En realidad se llamaba “Sesame Street”, pero aquí acabó siendo todo un barrio, el Barrio Sésamo, que estos días cumple su 45 cumpleaños. Todo lo que rodea a los muñecos de Jim Henson forma parte de nuestra memoria común, de la más común que pueda uno imaginar, en plan Epi (el inquieto preguntón de hablar susurrante, siempre con su camisa nuevaolera), Blas (el flemático y estoico Blas de dicción aguda y serena), la incomparable rana Gustavo (el reportero más dicharachero) o el gran Triqui, monstruo de las galletas.
Como sencillo homenaje a tan simple y universal talento, lanzamos al espacio exterior (deseando el éxito de Rosetta, la caprichosa niña mimada que quiere subirse a la valla y de puntillas sobre el cometa curiosear en los misterios del universo) una canción de Los Lobos, de su laureado con el Grammy La pistola y el corazón.

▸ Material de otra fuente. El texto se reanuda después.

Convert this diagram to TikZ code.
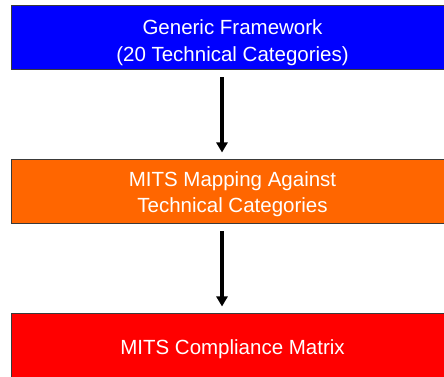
\documentclass[tikz,border=0pt]{standalone}
\usepackage{fontspec}
\setmainfont{Liberation Sans}
\usetikzlibrary{arrows.meta}
\definecolor{boxblue}{HTML}{0000FF}
\definecolor{boxorange}{HTML}{FF6600}
\definecolor{boxred}{HTML}{FF0000}
\definecolor{boxedge}{HTML}{3A3A3A}
\tikzset{
  stagebox/.style={draw=boxedge, line width=1pt, minimum width=443pt, inner sep=0pt},
  stagetext/.style={text=white, align=center, inner sep=0pt, anchor=base,
    font=\fontsize{20.5}{26.5}\selectfont},
  flowarrow/.style={line width=3.4pt, -{Triangle[length=10pt,width=11pt]},
    shorten <=7pt, shorten >=7pt}
}
\begin{document}
\begin{tikzpicture}[x=1pt,y=1pt]
\useasboundingbox (0,0) rectangle (444,377);
\node[stagebox, fill=boxblue, minimum height=64pt] (gen) at (232.5,339) {};
\node[stagebox, fill=boxorange, minimum height=64pt] (map) at (232.5,185) {};
\node[stagebox, fill=boxred, minimum height=66pt] (mat) at (232.5,30) {};
\node[stagetext, anchor=base] (gent) at (232.5,342) {Generic Framework};
\node[stagetext, anchor=base] (gent2) at (232.5,315) {(20 Technical Categories)};
\node[stagetext, anchor=base] (mapt) at (232.5,190) {MITS Mapping Against};
\node[stagetext, anchor=base] (mapt2) at (232.5,164) {Technical Categories};
\node[stagetext, anchor=base] (matt) at (232.5,22) {MITS Compliance Matrix};
\coordinate (ax) at (222,0);
\draw[flowarrow] (gen.south -| ax) -- (map.north -| ax);
\draw[flowarrow] (map.south -| ax) -- (mat.north -| ax);
\end{tikzpicture}
\end{document}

Todavía resuena en mis oídos la veneración que el pintor Ceesepe tenía y seguirá teniendo, imagino, por este maravilloso disco íntegramente cantado en castellano.
En aquel disco memorable de 1988 Los Lobos recreaban canciones que habían escuchado en el barrio desde niños, como la irresistible “Que nadie sepa mi sufrir”, “El Canelo”, así hasta nueve ejercicios de tradición oral que valían su peso en oro para unos César Rosas y David Hidalgos que, cruzada la frontera, se habían tenido que instalar en cuerpo y alma en el anhelado sueño americano y adoptar como idioma el inglés y como religión el blues y el rock and roll. Pero con la ventaja de saber, además, tocar el guitarrón. Mundialmente famosos por la banda sonora de la película La Bamba, Los Lobos han mantenido serenamente su estatus de estrellas al otro lado de la frontera. Allá donde los idiomas se confunden.